Talk of the Jets tanking the 2017 season has been widespread following the great cull. Numerous veterans have been cut in favour of freeing up cap space and playing time for younger players. At first I thought about the prospect of tanking and despite having to cover the team through what promises to be a very difficult season, it was an idea that made at least some sense.
The more I thought about it, the more I moved away from the phrase tanking, and instead I started to look at it as repositioning. You can argue about the cutting of several veterans, and I questioned the manner and timing of some myself. However, then I started thinking that if they weren't going to be a part of the future, why have them be part of the present. You don't know if the replacements will ever make it in the NFL, but the Jets won't be winning anything this year, so why not find out. It's almost a year-long audition for a number of players to prove their part of the solution, not the problem.
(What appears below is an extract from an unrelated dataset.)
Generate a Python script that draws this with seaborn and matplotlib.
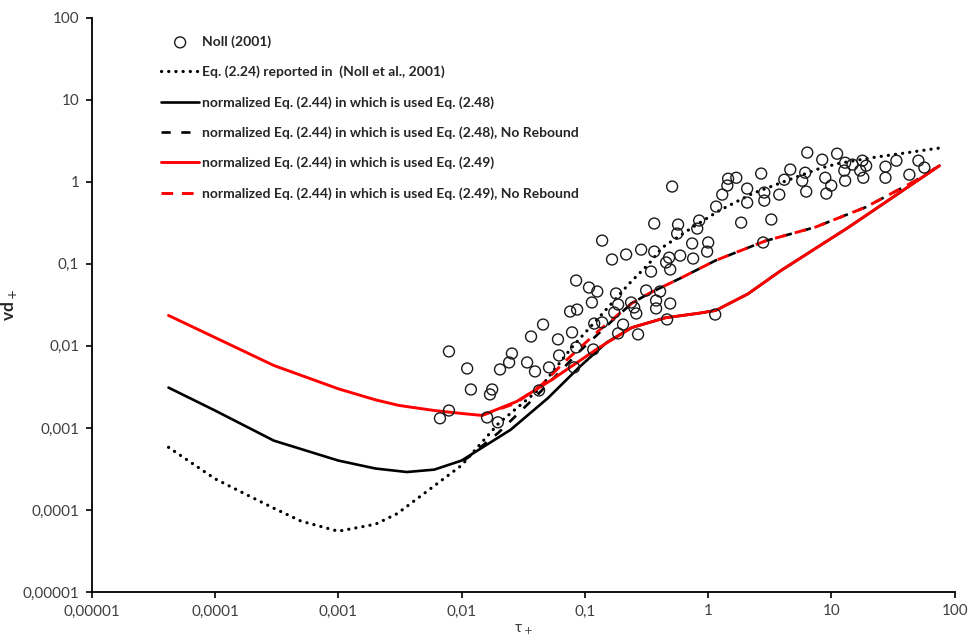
import matplotlib
matplotlib.use("Agg")
import matplotlib.pyplot as plt
import numpy as np
import pandas as pd
import seaborn as sns

# decade ticks, decimal comma as in the original
tick_values = [1e-5, 1e-4, 1e-3, 1e-2, 1e-1, 1, 10, 100]
tick_labels = ["0,00001", "0,0001", "0,001", "0,01", "0,1", "1", "10", "100"]

# Noll (2001) measurements
noll_tau = [0.00668, 0.0079, 0.0079, 0.0111, 0.0119, 0.0161, 0.0197, 0.017, 0.0177, 0.0205,
            0.0243, 0.0256, 0.034, 0.0394, 0.0366, 0.0458, 0.0425, 0.0512, 0.0605, 0.0618,
            0.0817, 0.0787, 0.0849, 0.0759, 0.0865, 0.0849, 0.108, 0.126, 0.114, 0.117,
            0.119, 0.138, 0.138, 0.166, 0.179, 0.186, 0.173, 0.186, 0.204, 0.216,
            0.237, 0.251, 0.261, 0.27, 0.286, 0.314, 0.365, 0.344, 0.378, 0.378,
            0.407, 0.365, 0.456, 0.482, 0.492, 0.492, 0.464, 0.51, 0.56, 0.57,
            0.593, 0.755, 0.741, 0.845, 0.815, 1.0, 0.98, 1.14, 1.16, 1.3,
            1.43, 1.45, 1.69, 1.85, 2.07, 2.07, 2.69, 2.85, 2.85, 3.25,
            2.79, 3.77, 4.14, 4.63, 5.79, 6.12, 6.24, 6.36, 8.41, 8.9,
            9.95, 9.08, 11.1, 12.9, 14.8, 17.8, 19.1, 17.1, 18.1, 12.9,
            12.7, 27.4, 27.4, 33.6, 42.8, 50.7, 56.6]
noll_vd = [0.00131, 0.00163, 0.00855, 0.0053, 0.00294, 0.00134, 0.00117, 0.00256, 0.00294, 0.00516,
           0.00628, 0.00807, 0.00628, 0.00488, 0.013, 0.0182, 0.00286, 0.00546, 0.012, 0.00764,
           0.00546, 0.0146, 0.00957, 0.0262, 0.0277, 0.0626, 0.0514, 0.046, 0.0338, 0.00904,
           0.0187, 0.0193, 0.192, 0.113, 0.0435, 0.0319, 0.0255, 0.0142, 0.0182, 0.13,
           0.0338, 0.0294, 0.0248, 0.0138, 0.149, 0.0473, 0.141, 0.0805, 0.0357, 0.0286,
           0.046, 0.31, 0.104, 0.119, 0.0853, 0.0328, 0.021, 0.875, 0.234, 0.301,
           0.126, 0.116, 0.177, 0.337, 0.269, 0.182, 0.141, 0.0241, 0.499, 0.698,
           0.9, 1.09, 1.12, 0.318, 0.826, 0.558, 1.26, 0.739, 0.59, 0.347,
           0.182, 0.698, 1.06, 1.41, 1.03, 1.29, 0.76, 2.27, 1.86, 1.12,
           0.9, 0.718, 2.2, 1.71, 1.62, 1.81, 1.57, 1.37, 1.12, 1.03,
           1.37, 1.53, 1.12, 1.81, 1.22, 1.81, 1.49]

# Eq. (2.24), Noll et al. 2001
eq224_tau = [4.2e-5, 1e-4, 2e-4, 3e-4, 5e-4, 1e-3, 2e-3, 3e-3, 5e-3, 0.01, 0.02, 0.042, 0.078,
             0.165, 0.229, 0.33, 0.424, 0.75, 1.23, 2.28, 4.3, 7.96, 11.3, 21.4, 78]
eq224_vd = [5.8e-4, 2.4e-4, 1.42e-4, 1.05e-4, 7.3e-5, 5.5e-5, 6.7e-5, 9.0e-5, 1.6e-4, 3.5e-4,
            1.14e-3, 2.9e-3, 9.5e-3, 0.033, 0.0575, 0.1, 0.158, 0.28, 0.446, 0.718, 1.03, 1.45,
            1.67, 1.97, 2.6]

# normalized Eq. (2.44) with Eq. (2.48)
eq248_tau = [4.2e-5, 1e-4, 3e-4, 1e-3, 2e-3, 3.6e-3, 6e-3, 0.01, 0.025, 0.05, 0.09, 0.15,
             0.24, 0.45, 0.84, 1.15, 2.1, 3.9, 13.8, 75]
eq248_vd = [3.1e-3, 1.63e-3, 7e-4, 4.0e-4, 3.2e-4, 2.9e-4, 3.1e-4, 4.0e-4, 9.5e-4, 2.3e-3,
            5.5e-3, 0.011, 0.0167, 0.022, 0.025, 0.027, 0.043, 0.083, 0.28, 1.57]

# same, no rebound
eq248nr_tau = [0.0105, 0.02, 0.042, 0.09, 0.165, 0.24, 0.33, 0.61, 1.15, 2.9, 7.4, 18.9, 48, 75]
eq248nr_vd = [4.0e-4, 8.8e-4, 2.6e-3, 8.5e-3, 0.02, 0.033, 0.0435, 0.068, 0.11, 0.19, 0.28, 0.49, 1.03, 1.57]

# normalized Eq. (2.44) with Eq. (2.49)
eq249_tau = [4.2e-5, 1e-4, 3e-4, 1e-3, 2e-3, 3.1e-3, 6e-3, 0.01, 0.0146, 0.028, 0.053, 0.13,
             0.24, 0.45, 0.84, 1.15, 2.1, 3.9, 13.8, 75]
eq249_vd = [0.0235, 0.01265, 5.77e-3, 3.0e-3, 2.2e-3, 1.88e-3, 1.63e-3, 1.5e-3, 1.42e-3, 2.1e-3,
            3.8e-3, 9.5e-3, 0.0167, 0.022, 0.025, 0.027, 0.043, 0.083, 0.28, 1.57]

# same, no rebound
eq249nr_tau = [0.0146, 0.0275, 0.045, 0.07, 0.13, 0.24, 0.33, 0.61, 1.15, 2.9, 7.4, 18.9, 48, 75]
eq249nr_vd = [1.42e-3, 2.0e-3, 3.4e-3, 6.6e-3, 0.0154, 0.033, 0.0435, 0.068, 0.11, 0.19, 0.28, 0.49, 1.03, 1.57]

sns.set_style("ticks")
plt.rcParams["font.family"] = ["Lato", "DejaVu Sans"]
plt.rcParams["mathtext.fontset"] = "dejavusans"

fig = plt.figure(figsize=(9.73, 6.42), dpi=100)
ax = fig.add_axes([0.0942, 0.0779, 0.8871, 0.8945])

sns.scatterplot(x=noll_tau, y=noll_vd, ax=ax, marker="o", s=62, facecolor="none",
                edgecolor="#1a1a1a", linewidth=1.0, zorder=5, label="Noll (2001)")

sns.lineplot(x=eq224_tau, y=eq224_vd, ax=ax, color="black", lw=2.3, sort=False, estimator=None,
             linestyle=(0, (0.05, 2.2)), dash_capstyle="round",
             label="Eq. (2.24) reported in  (Noll et al., 2001)")
sns.lineplot(x=eq248_tau, y=eq248_vd, ax=ax, color="black", lw=1.9, sort=False, estimator=None,
             label="normalized Eq. (2.44) in which is used Eq. (2.48)")
sns.lineplot(x=eq248nr_tau, y=eq248nr_vd, ax=ax, color="black", lw=1.9, sort=False, estimator=None,
             linestyle=(0, (3.5, 4.0)),
             label="normalized Eq. (2.44) in which is used Eq. (2.48), No Rebound")
sns.lineplot(x=eq249_tau, y=eq249_vd, ax=ax, color="#ff0000", lw=2.1, sort=False, estimator=None,
             label="normalized Eq. (2.44) in which is used Eq. (2.49)")
sns.lineplot(x=eq249nr_tau, y=eq249nr_vd, ax=ax, color="#ff0000", lw=2.1, sort=False, estimator=None,
             linestyle=(0, (4.0, 3.0)),
             label="normalized Eq. (2.44) in which is used Eq. (2.49), No Rebound")

ax.set_xscale("log")
ax.set_yscale("log")
ax.set_xlim(1e-5, 100)
ax.set_ylim(1e-5, 100)
ax.set_xticks(tick_values)
ax.set_xticklabels(tick_labels)
ax.set_yticks(tick_values)
ax.set_yticklabels(tick_labels)
ax.minorticks_off()
ax.tick_params(direction="out", length=4, width=1.2, color="black", labelsize=11,
               labelcolor="#404040", pad=5)
sns.despine(ax=ax)
for side in ["left", "bottom"]:
    ax.spines[side].set_color("black")
    ax.spines[side].set_linewidth(1.3)

ax.set_xlabel("τ$_+$", fontsize=11, color="#404040", labelpad=3)
ax.set_ylabel("vd$_+$", fontsize=12.5, fontweight="bold", color="#262626")
ax.yaxis.set_label_coords(-0.084, 0.5)

handles, labels = ax.get_legend_handles_labels()
leg = ax.legend(handles, labels, loc="upper left", bbox_to_anchor=(0.0695, 0.986), frameon=False,
                fontsize=10, handlelength=2.7, handletextpad=0.25, labelspacing=1.27,
                borderaxespad=0.3)
for t in leg.get_texts():
    t.set_fontweight("bold")
    t.set_color("#262626")

fig.savefig("out.png", dpi=100)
So for me, it's really not a tanking situation, it's a repositioning. Do the Jets want Hackenberg to be awful? Do they want all of the receivers to flop? The lineman to become revolving doors? The linebackers to produce no pressure? All for the sake of getting the number 1 overall pick, of course not. In an ideal world, Hackenberg lights it up, all the receivers step up, we start developing chemistry with a young line and the likes of Jenkins and Lee continue to improve in the linebacking unit. Is that all going to happen? It's unlikely, but not impossible.
The much maligned Sheldon Richardson also doesn't buy into the tanking talk, when presented with the question, here was his response via NJ.com :
"Tanking for what?" he told NJ Advance Media last week at minicamp.
For a high draft pick in 2018, perhaps to select a quarterback, as the thinking goes.
"Whatever," Richardson said. "I mean, I don't tank nothing. So that's all opinions outside of this organization. We don't come here -- and we're not going to go through training camp, and have 14-hour days -- to go tank a season. I'll be damned."
That's not to say that all the moves were welcomed by the team. It's not often I agree with Sheldon on anything, but he makes a lot of sense when he talks about leadership. Mangold was a great leader, Harris was a great leader and they will definitely be missed. However neither of those guys were going to lead us into a new generation of competitive football, we need new players to step up. 2017 is the perfect chance for them to do that.
"Some of the moves we just made were questionable in our own locker room, and they messed with us a little bit last week. But you've got to get through it. Guys have bounced back already. It was shocking [after the Harris and Decker cuts] and we felt it a lot. Both sides of the ball felt it. Our leaders are gone now, so now it's time for new guys to be a leader.
"We don't have big names, but big names become big names. They didn't come in as big names. They made their names. It's just that simple."